◆ What to produce: Quote all lines below exactly. Images stay out.

# Material start

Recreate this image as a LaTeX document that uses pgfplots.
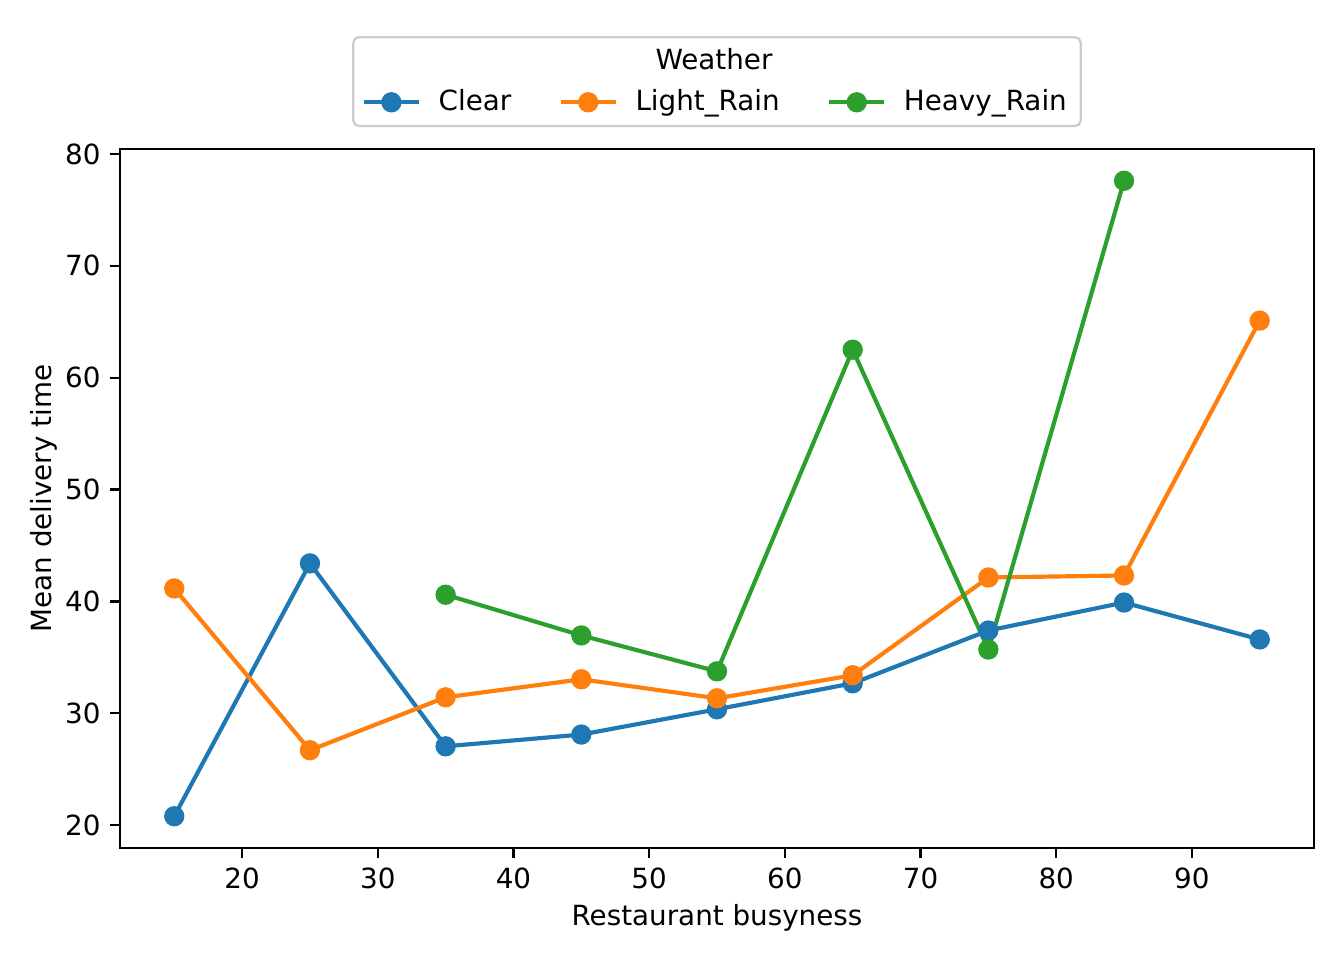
\documentclass[border=0pt]{standalone}
\usepackage{fontspec}
\setmainfont{DejaVu Sans}
\usepackage{pgfplots}
\pgfplotsset{compat=1.18}
\definecolor{c0}{HTML}{1F77B4}
\definecolor{c1}{HTML}{FF7F0E}
\definecolor{c2}{HTML}{2CA02C}
\begin{document}
\begin{tikzpicture}
\path[use as bounding box] (-43.2pt,-40.32pt) rectangle (440.64pt,305.28pt);
\begin{axis}[at={(0,0)}, anchor=south west, scale only axis,
 width=429.84pt, height=251.64pt,
 xmin=11, xmax=99, ymin=17.96, ymax=80.44,
 xtick={20,30,...,90}, ytick={20,30,...,80},
 tick align=outside, tick pos=left, major tick length=3.5pt,
 every tick/.style={black, line width=0.8pt},
 axis line style={line width=0.8pt},
 /pgf/number format/assume math mode=true,
 tick label style={font=\fontsize{10}{12}\selectfont},
 label style={font=\fontsize{10}{12}\selectfont},
 xlabel={Restaurant busyness}, ylabel={Mean delivery time},
 ylabel shift=-4pt, xlabel shift=-1pt,
 legend columns=3,
 legend cell align=left,
 legend style={at={(0.5,1)}, anchor=south, yshift=7.86pt, draw=black!20, line width=0.8pt,
   rounded corners=2pt, font=\fontsize{10}{12}\selectfont, row sep=1.8pt,
   /tikz/every even column/.append style={column sep=15pt}},
 legend image code/.code={\draw[#1, mark repeat=2, mark phase=2] plot coordinates {(0cm,0cm) (0.35cm,0cm) (0.7cm,0cm)};},
 every axis plot/.append style={line width=1.5pt, mark=*, mark size=2.9pt, mark options={solid, line width=1pt}},
]
\addlegendimage{empty legend}\addlegendentry{}
\addlegendimage{empty legend}\addlegendentry{\hspace{11.5pt}Weather}
\addlegendimage{empty legend}\addlegendentry{}
\addplot[color=c0, mark options={fill=c0}] coordinates {
(15,20.8) (25,43.4) (35,27.05) (45,28.1) (55,30.36) (65,32.68) (75,37.4) (85,39.9) (95,36.6)};
\addlegendentry{\hspace{4.3pt}Clear}
\addplot[color=c1, mark options={fill=c1}] coordinates {
(15,41.16) (25,26.7) (35,31.43) (45,33.04) (55,31.34) (65,33.4) (75,42.14) (85,42.32) (95,65.1)};
\addlegendentry{\hspace{4.3pt}Light\_Rain}
\addplot[color=c2, mark options={fill=c2}] coordinates {
(35,40.6) (45,36.96) (55,33.75) (65,62.5) (75,35.7) (85,77.6)};
\addlegendentry{\hspace{4.3pt}Heavy\_Rain}
\end{axis}
\end{tikzpicture}
\end{document}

# Material end

◆ Solution for this exercise:
Recreate this image as a LaTeX document that uses pgfplots.
\documentclass[border=0pt]{standalone}
\usepackage{fontspec}
\setmainfont{DejaVu Sans}
\usepackage{pgfplots}
\pgfplotsset{compat=1.18}
\definecolor{c0}{HTML}{1F77B4}
\definecolor{c1}{HTML}{FF7F0E}
\definecolor{c2}{HTML}{2CA02C}
\begin{document}
\begin{tikzpicture}
\path[use as bounding box] (-43.2pt,-40.32pt) rectangle (440.64pt,305.28pt);
\begin{axis}[at={(0,0)}, anchor=south west, scale only axis,
 width=429.84pt, height=251.64pt,
 xmin=11, xmax=99, ymin=17.96, ymax=80.44,
 xtick={20,30,...,90}, ytick={20,30,...,80},
 tick align=outside, tick pos=left, major tick length=3.5pt,
 every tick/.style={black, line width=0.8pt},
 axis line style={line width=0.8pt},
 /pgf/number format/assume math mode=true,
 tick label style={font=\fontsize{10}{12}\selectfont},
 label style={font=\fontsize{10}{12}\selectfont},
 xlabel={Restaurant busyness}, ylabel={Mean delivery time},
 ylabel shift=-4pt, xlabel shift=-1pt,
 legend columns=3,
 legend cell align=left,
 legend style={at={(0.5,1)}, anchor=south, yshift=7.86pt, draw=black!20, line width=0.8pt,
   rounded corners=2pt, font=\fontsize{10}{12}\selectfont, row sep=1.8pt,
   /tikz/every even column/.append style={column sep=15pt}},
 legend image code/.code={\draw[#1, mark repeat=2, mark phase=2] plot coordinates {(0cm,0cm) (0.35cm,0cm) (0.7cm,0cm)};},
 every axis plot/.append style={line width=1.5pt, mark=*, mark size=2.9pt, mark options={solid, line width=1pt}},
]
\addlegendimage{empty legend}\addlegendentry{}
\addlegendimage{empty legend}\addlegendentry{\hspace{11.5pt}Weather}
\addlegendimage{empty legend}\addlegendentry{}
\addplot[color=c0, mark options={fill=c0}] coordinates {
(15,20.8) (25,43.4) (35,27.05) (45,28.1) (55,30.36) (65,32.68) (75,37.4) (85,39.9) (95,36.6)};
\addlegendentry{\hspace{4.3pt}Clear}
\addplot[color=c1, mark options={fill=c1}] coordinates {
(15,41.16) (25,26.7) (35,31.43) (45,33.04) (55,31.34) (65,33.4) (75,42.14) (85,42.32) (95,65.1)};
\addlegendentry{\hspace{4.3pt}Light\_Rain}
\addplot[color=c2, mark options={fill=c2}] coordinates {
(35,40.6) (45,36.96) (55,33.75) (65,62.5) (75,35.7) (85,77.6)};
\addlegendentry{\hspace{4.3pt}Heavy\_Rain}
\end{axis}
\end{tikzpicture}
\end{document}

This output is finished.